## Given problem
Stop after the line containing "138, 141, 135];": print each line exactly from the first line of the listing up to that point.

## Dataset extract
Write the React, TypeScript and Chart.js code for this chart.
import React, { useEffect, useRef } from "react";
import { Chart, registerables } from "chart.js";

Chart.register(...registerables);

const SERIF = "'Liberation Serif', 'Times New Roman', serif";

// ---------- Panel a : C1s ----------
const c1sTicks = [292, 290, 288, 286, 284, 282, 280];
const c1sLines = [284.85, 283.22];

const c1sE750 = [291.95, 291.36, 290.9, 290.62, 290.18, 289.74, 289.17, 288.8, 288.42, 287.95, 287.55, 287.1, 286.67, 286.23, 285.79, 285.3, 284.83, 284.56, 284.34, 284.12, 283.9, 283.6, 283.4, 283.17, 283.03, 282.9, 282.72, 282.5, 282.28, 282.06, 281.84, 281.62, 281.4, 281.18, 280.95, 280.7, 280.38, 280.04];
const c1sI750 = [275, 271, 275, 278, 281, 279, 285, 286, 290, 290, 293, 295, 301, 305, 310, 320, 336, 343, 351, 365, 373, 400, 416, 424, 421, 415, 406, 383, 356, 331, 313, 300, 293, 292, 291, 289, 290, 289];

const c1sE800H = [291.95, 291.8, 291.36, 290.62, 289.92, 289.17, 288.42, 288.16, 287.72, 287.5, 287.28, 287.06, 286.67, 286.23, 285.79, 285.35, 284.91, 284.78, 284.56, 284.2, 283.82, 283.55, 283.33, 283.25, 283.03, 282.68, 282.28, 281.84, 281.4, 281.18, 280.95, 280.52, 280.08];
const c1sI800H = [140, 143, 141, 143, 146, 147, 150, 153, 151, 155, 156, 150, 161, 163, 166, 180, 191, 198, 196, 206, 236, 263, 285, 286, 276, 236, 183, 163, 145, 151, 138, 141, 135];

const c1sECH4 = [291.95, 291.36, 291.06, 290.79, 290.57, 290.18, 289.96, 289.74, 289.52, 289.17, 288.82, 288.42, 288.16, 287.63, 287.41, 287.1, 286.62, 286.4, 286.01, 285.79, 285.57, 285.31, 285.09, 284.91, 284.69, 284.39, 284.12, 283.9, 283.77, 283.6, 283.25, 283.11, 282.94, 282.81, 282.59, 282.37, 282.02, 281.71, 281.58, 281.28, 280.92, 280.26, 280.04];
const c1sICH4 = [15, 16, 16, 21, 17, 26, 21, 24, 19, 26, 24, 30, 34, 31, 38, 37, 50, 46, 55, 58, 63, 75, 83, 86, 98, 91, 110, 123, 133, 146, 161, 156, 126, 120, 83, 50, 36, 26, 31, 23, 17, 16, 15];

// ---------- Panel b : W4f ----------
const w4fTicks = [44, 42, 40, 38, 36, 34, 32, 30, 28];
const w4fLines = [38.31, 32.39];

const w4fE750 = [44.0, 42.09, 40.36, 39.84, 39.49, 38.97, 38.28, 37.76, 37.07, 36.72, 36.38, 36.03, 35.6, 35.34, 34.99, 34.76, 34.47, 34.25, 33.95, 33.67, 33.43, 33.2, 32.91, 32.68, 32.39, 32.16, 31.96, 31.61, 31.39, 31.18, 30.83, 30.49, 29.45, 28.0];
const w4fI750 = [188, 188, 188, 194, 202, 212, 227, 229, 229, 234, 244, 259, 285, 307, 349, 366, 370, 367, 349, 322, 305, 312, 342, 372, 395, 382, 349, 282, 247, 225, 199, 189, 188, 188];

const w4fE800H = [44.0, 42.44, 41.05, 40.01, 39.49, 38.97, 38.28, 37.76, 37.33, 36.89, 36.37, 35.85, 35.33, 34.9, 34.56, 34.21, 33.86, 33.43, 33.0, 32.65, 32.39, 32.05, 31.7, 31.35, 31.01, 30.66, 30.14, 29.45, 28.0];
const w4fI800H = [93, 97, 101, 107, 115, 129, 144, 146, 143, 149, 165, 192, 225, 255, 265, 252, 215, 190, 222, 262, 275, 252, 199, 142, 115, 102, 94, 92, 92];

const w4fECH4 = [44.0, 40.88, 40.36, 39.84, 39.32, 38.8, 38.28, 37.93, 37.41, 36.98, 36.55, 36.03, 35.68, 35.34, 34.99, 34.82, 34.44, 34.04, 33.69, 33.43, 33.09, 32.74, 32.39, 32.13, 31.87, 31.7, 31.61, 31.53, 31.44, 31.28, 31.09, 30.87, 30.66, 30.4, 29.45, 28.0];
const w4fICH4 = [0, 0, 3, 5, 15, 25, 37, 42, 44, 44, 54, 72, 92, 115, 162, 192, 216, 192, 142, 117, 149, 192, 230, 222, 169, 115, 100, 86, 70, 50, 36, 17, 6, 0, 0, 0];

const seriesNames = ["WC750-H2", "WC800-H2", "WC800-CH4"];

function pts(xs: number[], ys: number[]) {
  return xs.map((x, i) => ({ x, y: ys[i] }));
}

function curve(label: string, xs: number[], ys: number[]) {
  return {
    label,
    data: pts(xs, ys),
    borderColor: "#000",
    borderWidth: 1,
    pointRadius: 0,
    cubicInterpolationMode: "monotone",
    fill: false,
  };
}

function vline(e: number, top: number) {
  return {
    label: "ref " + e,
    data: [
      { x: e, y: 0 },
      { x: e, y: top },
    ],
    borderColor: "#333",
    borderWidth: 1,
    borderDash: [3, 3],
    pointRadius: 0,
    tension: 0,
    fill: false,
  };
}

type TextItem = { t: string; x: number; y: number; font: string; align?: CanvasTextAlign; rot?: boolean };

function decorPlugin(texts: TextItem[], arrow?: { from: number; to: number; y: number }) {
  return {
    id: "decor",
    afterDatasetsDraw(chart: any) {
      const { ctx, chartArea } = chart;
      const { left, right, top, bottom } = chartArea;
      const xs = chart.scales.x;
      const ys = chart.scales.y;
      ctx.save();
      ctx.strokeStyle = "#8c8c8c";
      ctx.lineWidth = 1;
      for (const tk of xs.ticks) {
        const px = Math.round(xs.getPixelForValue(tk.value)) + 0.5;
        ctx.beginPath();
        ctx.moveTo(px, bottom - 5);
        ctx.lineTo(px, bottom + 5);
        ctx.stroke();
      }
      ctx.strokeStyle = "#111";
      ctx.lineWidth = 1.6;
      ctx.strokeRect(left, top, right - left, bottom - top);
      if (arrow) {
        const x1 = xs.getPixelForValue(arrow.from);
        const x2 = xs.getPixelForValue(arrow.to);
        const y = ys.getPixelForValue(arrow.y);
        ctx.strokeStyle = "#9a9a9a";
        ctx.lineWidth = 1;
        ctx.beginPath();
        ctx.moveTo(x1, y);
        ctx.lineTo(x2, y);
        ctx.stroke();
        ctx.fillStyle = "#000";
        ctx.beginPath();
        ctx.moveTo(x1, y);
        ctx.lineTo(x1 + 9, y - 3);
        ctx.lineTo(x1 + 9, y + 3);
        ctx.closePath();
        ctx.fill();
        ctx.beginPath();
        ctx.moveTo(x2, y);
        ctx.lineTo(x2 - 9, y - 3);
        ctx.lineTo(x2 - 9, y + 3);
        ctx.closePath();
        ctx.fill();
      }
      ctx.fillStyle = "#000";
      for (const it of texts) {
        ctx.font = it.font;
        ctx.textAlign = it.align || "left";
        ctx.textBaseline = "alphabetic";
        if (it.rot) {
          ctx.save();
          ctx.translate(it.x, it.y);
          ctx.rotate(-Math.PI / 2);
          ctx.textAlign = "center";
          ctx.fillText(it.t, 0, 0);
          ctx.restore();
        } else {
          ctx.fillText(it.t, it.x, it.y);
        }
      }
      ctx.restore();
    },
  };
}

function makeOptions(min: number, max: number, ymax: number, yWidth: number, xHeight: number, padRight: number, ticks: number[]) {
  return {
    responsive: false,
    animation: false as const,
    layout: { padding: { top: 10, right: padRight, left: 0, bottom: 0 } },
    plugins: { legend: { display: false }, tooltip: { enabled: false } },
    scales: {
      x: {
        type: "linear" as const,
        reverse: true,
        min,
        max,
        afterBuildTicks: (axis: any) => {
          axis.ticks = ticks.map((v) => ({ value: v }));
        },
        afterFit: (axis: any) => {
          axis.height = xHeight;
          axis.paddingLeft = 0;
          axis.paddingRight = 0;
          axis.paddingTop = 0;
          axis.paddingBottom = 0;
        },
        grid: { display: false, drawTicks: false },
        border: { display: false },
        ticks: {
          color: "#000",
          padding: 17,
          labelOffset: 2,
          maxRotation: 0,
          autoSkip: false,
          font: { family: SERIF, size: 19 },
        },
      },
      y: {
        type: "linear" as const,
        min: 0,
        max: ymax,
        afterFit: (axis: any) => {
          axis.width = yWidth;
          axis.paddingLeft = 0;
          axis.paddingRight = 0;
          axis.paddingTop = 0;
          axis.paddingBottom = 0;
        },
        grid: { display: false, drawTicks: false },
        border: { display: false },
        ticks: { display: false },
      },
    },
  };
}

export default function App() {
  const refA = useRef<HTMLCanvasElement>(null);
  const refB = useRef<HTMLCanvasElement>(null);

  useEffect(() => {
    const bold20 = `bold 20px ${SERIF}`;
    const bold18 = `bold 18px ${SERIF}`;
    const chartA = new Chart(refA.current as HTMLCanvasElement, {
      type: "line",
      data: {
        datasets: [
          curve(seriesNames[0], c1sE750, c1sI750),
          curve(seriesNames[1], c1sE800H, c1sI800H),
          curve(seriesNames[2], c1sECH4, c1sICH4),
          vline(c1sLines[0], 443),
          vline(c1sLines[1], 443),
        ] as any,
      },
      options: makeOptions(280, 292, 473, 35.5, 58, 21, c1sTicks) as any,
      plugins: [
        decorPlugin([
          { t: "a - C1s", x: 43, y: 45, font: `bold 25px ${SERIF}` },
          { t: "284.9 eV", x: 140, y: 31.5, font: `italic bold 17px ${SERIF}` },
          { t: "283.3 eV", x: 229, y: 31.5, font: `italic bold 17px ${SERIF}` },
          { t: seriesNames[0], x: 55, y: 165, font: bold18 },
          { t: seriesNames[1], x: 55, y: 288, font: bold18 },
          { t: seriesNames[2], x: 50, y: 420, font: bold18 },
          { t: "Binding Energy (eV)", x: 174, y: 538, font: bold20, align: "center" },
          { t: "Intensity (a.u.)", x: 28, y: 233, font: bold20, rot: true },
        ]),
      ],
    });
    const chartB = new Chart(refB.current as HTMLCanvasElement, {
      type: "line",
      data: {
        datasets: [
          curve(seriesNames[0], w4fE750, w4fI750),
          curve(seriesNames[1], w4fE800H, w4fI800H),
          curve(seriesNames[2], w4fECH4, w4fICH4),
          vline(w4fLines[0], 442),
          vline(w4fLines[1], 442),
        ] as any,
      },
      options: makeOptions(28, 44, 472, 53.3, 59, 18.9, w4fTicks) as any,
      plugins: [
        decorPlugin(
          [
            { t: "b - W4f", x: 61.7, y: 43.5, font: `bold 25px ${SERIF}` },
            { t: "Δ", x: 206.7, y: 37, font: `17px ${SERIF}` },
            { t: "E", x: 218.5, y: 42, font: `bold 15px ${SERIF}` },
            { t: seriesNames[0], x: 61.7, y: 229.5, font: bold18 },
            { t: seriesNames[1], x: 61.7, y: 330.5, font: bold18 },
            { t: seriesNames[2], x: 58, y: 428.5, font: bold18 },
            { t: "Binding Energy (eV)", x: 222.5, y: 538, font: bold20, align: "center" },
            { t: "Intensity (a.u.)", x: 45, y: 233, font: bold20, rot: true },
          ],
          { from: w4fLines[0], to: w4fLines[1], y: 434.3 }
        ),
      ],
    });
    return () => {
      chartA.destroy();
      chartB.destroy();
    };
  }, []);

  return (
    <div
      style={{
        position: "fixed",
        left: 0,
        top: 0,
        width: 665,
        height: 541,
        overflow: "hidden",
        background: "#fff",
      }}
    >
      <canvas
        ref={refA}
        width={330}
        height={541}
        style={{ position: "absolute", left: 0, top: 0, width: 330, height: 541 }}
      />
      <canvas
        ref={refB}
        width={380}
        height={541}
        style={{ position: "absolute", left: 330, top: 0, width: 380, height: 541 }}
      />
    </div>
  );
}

## Output for this task
Write the React, TypeScript and Chart.js code for this chart.
import React, { useEffect, useRef } from "react";
import { Chart, registerables } from "chart.js";

Chart.register(...registerables);

const SERIF = "'Liberation Serif', 'Times New Roman', serif";

// ---------- Panel a : C1s ----------
const c1sTicks = [292, 290, 288, 286, 284, 282, 280];
const c1sLines = [284.85, 283.22];

const c1sE750 = [291.95, 291.36, 290.9, 290.62, 290.18, 289.74, 289.17, 288.8, 288.42, 287.95, 287.55, 287.1, 286.67, 286.23, 285.79, 285.3, 284.83, 284.56, 284.34, 284.12, 283.9, 283.6, 283.4, 283.17, 283.03, 282.9, 282.72, 282.5, 282.28, 282.06, 281.84, 281.62, 281.4, 281.18, 280.95, 280.7, 280.38, 280.04];
const c1sI750 = [275, 271, 275, 278, 281, 279, 285, 286, 290, 290, 293, 295, 301, 305, 310, 320, 336, 343, 351, 365, 373, 400, 416, 424, 421, 415, 406, 383, 356, 331, 313, 300, 293, 292, 291, 289, 290, 289];

const c1sE800H = [291.95, 291.8, 291.36, 290.62, 289.92, 289.17, 288.42, 288.16, 287.72, 287.5, 287.28, 287.06, 286.67, 286.23, 285.79, 285.35, 284.91, 284.78, 284.56, 284.2, 283.82, 283.55, 283.33, 283.25, 283.03, 282.68, 282.28, 281.84, 281.4, 281.18, 280.95, 280.52, 280.08];
const c1sI800H = [140, 143, 141, 143, 146, 147, 150, 153, 151, 155, 156, 150, 161, 163, 166, 180, 191, 198, 196, 206, 236, 263, 285, 286, 276, 236, 183, 163, 145, 151, 138, 141, 135];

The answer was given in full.